(WHAT IS EXPECTED): Repeat the listing in full, preserving every character.

(RECORDED DATA):
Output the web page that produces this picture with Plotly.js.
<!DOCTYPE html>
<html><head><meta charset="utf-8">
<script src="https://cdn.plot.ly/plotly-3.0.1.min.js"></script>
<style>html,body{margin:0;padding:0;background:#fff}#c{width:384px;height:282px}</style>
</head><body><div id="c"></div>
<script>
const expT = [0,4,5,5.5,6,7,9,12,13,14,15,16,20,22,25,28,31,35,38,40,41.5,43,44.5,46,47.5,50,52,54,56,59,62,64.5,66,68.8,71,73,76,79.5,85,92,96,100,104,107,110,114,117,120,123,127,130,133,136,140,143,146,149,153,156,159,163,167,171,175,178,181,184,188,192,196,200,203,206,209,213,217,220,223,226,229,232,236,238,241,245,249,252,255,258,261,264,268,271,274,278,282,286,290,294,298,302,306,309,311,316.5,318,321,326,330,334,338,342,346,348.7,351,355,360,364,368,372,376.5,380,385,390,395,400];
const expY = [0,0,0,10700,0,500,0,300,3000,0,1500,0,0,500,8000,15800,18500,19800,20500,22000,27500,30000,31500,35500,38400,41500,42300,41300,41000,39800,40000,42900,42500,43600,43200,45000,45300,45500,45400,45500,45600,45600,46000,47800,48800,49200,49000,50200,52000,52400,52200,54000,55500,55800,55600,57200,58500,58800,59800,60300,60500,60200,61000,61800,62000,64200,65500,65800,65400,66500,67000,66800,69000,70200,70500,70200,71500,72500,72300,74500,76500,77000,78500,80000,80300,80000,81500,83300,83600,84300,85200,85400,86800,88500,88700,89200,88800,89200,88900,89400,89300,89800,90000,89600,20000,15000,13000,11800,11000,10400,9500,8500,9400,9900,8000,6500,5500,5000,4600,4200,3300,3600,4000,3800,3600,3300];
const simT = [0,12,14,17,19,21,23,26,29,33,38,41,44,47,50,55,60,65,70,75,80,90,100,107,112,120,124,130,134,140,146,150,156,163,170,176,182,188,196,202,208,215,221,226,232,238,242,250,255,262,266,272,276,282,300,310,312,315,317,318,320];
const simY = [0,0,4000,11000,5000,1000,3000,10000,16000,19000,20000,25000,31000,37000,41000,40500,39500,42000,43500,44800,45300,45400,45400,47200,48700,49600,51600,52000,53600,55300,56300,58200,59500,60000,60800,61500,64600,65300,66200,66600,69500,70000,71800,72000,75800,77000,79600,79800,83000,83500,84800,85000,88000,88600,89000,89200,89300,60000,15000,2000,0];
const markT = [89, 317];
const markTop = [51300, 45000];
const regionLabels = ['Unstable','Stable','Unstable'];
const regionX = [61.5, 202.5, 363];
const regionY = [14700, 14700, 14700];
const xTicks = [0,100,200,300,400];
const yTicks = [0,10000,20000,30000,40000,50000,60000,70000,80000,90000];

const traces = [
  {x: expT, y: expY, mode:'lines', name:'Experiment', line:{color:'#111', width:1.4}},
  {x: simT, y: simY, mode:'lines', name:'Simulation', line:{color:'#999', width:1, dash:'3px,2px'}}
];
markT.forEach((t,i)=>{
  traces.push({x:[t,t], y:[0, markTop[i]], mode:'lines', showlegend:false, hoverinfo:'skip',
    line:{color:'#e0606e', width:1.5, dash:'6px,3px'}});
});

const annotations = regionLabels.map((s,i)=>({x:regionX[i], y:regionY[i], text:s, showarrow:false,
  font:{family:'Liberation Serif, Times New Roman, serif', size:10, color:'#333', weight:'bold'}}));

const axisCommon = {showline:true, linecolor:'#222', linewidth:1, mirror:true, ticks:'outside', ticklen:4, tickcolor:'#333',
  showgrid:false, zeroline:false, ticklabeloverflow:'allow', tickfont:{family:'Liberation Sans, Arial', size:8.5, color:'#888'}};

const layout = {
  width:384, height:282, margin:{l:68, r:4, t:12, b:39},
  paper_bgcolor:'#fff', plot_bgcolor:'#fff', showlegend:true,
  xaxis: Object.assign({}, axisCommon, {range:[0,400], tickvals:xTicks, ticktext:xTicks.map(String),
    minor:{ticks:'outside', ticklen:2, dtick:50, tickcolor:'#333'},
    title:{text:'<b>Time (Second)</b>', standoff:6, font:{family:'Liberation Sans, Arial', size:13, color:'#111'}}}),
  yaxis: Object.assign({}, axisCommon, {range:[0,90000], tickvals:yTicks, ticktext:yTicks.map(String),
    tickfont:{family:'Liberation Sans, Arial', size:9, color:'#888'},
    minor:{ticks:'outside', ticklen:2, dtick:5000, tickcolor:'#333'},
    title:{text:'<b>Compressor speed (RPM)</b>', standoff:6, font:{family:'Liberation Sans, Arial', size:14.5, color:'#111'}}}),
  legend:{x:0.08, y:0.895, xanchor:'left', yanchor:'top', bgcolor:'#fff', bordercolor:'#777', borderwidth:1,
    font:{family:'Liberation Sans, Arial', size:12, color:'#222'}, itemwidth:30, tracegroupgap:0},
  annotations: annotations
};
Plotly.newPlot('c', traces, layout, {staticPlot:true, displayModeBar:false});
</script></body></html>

(COMPLETE OUTPUT):
Output the web page that produces this picture with Plotly.js.
<!DOCTYPE html>
<html><head><meta charset="utf-8">
<script src="https://cdn.plot.ly/plotly-3.0.1.min.js"></script>
<style>html,body{margin:0;padding:0;background:#fff}#c{width:384px;height:282px}</style>
</head><body><div id="c"></div>
<script>
const expT = [0,4,5,5.5,6,7,9,12,13,14,15,16,20,22,25,28,31,35,38,40,41.5,43,44.5,46,47.5,50,52,54,56,59,62,64.5,66,68.8,71,73,76,79.5,85,92,96,100,104,107,110,114,117,120,123,127,130,133,136,140,143,146,149,153,156,159,163,167,171,175,178,181,184,188,192,196,200,203,206,209,213,217,220,223,226,229,232,236,238,241,245,249,252,255,258,261,264,268,271,274,278,282,286,290,294,298,302,306,309,311,316.5,318,321,326,330,334,338,342,346,348.7,351,355,360,364,368,372,376.5,380,385,390,395,400];
const expY = [0,0,0,10700,0,500,0,300,3000,0,1500,0,0,500,8000,15800,18500,19800,20500,22000,27500,30000,31500,35500,38400,41500,42300,41300,41000,39800,40000,42900,42500,43600,43200,45000,45300,45500,45400,45500,45600,45600,46000,47800,48800,49200,49000,50200,52000,52400,52200,54000,55500,55800,55600,57200,58500,58800,59800,60300,60500,60200,61000,61800,62000,64200,65500,65800,65400,66500,67000,66800,69000,70200,70500,70200,71500,72500,72300,74500,76500,77000,78500,80000,80300,80000,81500,83300,83600,84300,85200,85400,86800,88500,88700,89200,88800,89200,88900,89400,89300,89800,90000,89600,20000,15000,13000,11800,11000,10400,9500,8500,9400,9900,8000,6500,5500,5000,4600,4200,3300,3600,4000,3800,3600,3300];
const simT = [0,12,14,17,19,21,23,26,29,33,38,41,44,47,50,55,60,65,70,75,80,90,100,107,112,120,124,130,134,140,146,150,156,163,170,176,182,188,196,202,208,215,221,226,232,238,242,250,255,262,266,272,276,282,300,310,312,315,317,318,320];
const simY = [0,0,4000,11000,5000,1000,3000,10000,16000,19000,20000,25000,31000,37000,41000,40500,39500,42000,43500,44800,45300,45400,45400,47200,48700,49600,51600,52000,53600,55300,56300,58200,59500,60000,60800,61500,64600,65300,66200,66600,69500,70000,71800,72000,75800,77000,79600,79800,83000,83500,84800,85000,88000,88600,89000,89200,89300,60000,15000,2000,0];
const markT = [89, 317];
const markTop = [51300, 45000];
const regionLabels = ['Unstable','Stable','Unstable'];
const regionX = [61.5, 202.5, 363];
const regionY = [14700, 14700, 14700];
const xTicks = [0,100,200,300,400];
const yTicks = [0,10000,20000,30000,40000,50000,60000,70000,80000,90000];

const traces = [
  {x: expT, y: expY, mode:'lines', name:'Experiment', line:{color:'#111', width:1.4}},
  {x: simT, y: simY, mode:'lines', name:'Simulation', line:{color:'#999', width:1, dash:'3px,2px'}}
];
markT.forEach((t,i)=>{
  traces.push({x:[t,t], y:[0, markTop[i]], mode:'lines', showlegend:false, hoverinfo:'skip',
    line:{color:'#e0606e', width:1.5, dash:'6px,3px'}});
});

const annotations = regionLabels.map((s,i)=>({x:regionX[i], y:regionY[i], text:s, showarrow:false,
  font:{family:'Liberation Serif, Times New Roman, serif', size:10, color:'#333', weight:'bold'}}));

const axisCommon = {showline:true, linecolor:'#222', linewidth:1, mirror:true, ticks:'outside', ticklen:4, tickcolor:'#333',
  showgrid:false, zeroline:false, ticklabeloverflow:'allow', tickfont:{family:'Liberation Sans, Arial', size:8.5, color:'#888'}};

const layout = {
  width:384, height:282, margin:{l:68, r:4, t:12, b:39},
  paper_bgcolor:'#fff', plot_bgcolor:'#fff', showlegend:true,
  xaxis: Object.assign({}, axisCommon, {range:[0,400], tickvals:xTicks, ticktext:xTicks.map(String),
    minor:{ticks:'outside', ticklen:2, dtick:50, tickcolor:'#333'},
    title:{text:'<b>Time (Second)</b>', standoff:6, font:{family:'Liberation Sans, Arial', size:13, color:'#111'}}}),
  yaxis: Object.assign({}, axisCommon, {range:[0,90000], tickvals:yTicks, ticktext:yTicks.map(String),
    tickfont:{family:'Liberation Sans, Arial', size:9, color:'#888'},
    minor:{ticks:'outside', ticklen:2, dtick:5000, tickcolor:'#333'},
    title:{text:'<b>Compressor speed (RPM)</b>', standoff:6, font:{family:'Liberation Sans, Arial', size:14.5, color:'#111'}}}),
  legend:{x:0.08, y:0.895, xanchor:'left', yanchor:'top', bgcolor:'#fff', bordercolor:'#777', borderwidth:1,
    font:{family:'Liberation Sans, Arial', size:12, color:'#222'}, itemwidth:30, tracegroupgap:0},
  annotations: annotations
};
Plotly.newPlot('c', traces, layout, {staticPlot:true, displayModeBar:false});
</script></body></html>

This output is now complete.